The first panelist at the conference was Julia Shearson, a native-born U.S. citizen who was arrested when she tried to drive back into the U.S. after an innocent weekend trip to Canada, on the basis of an entry in ATS falsely flagging her as an “armed and dangerous terrorist”. She’s suing DHS under the Privacy Act to find out why they labeled her a terrorist. Her lawsuit is still pending on remand after a favorable Circuit Court ruling reinstating her complaint. We last reported on her case here; there’s more about her story in this video which was shown yesterday at the conference, and this article from the Cleveland Plain Dealer. Whether the Privacy act provides for recovery of emotional damages was the subject of oral argument before the Supreme Court earlier this week in FAA v.

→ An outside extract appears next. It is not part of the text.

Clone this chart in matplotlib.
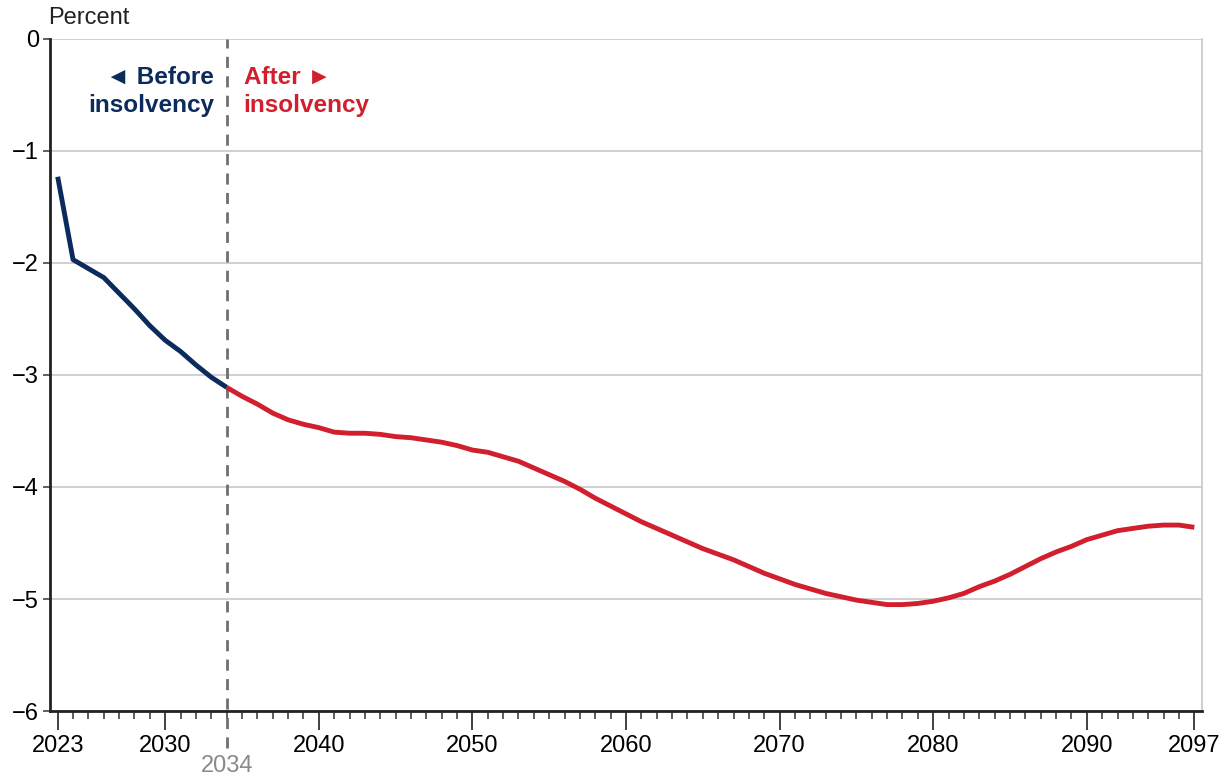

Cooper.
Also still pending is our Privacy Act and FOIA lawsuit against CBP on behalf of Identity Project consultant Edward Hasbrouck, who is seeking ATS records about himself (including his “risk assessments” and the rules used for determining those risk assessments), an accounting of disclosures of those records to other agencies or third parties, information about how ATS records are indexed and retrieved, and records of the processing of his initial requests for ATS records. (He received only incomplete and redacted responses, and not until three years after his initial request and three weeks after he filed suit against CBP for its failure to respond or provide the requested records). A hearing on motions for summary judgment was held in September, and a decision is pending.
Other previous lawsuits related to ATS are discussed here. We’ve also filed comments on CBP rulemakings, objecting to ATS as in violation of the Privacy Act and international human rights treaties.
[On a separate note, the ongoing prosecution of Dr. Ghulam Nabi Fai under the Foreign Agents Registration Act, which was also mentioned at the conference, is discussed here.]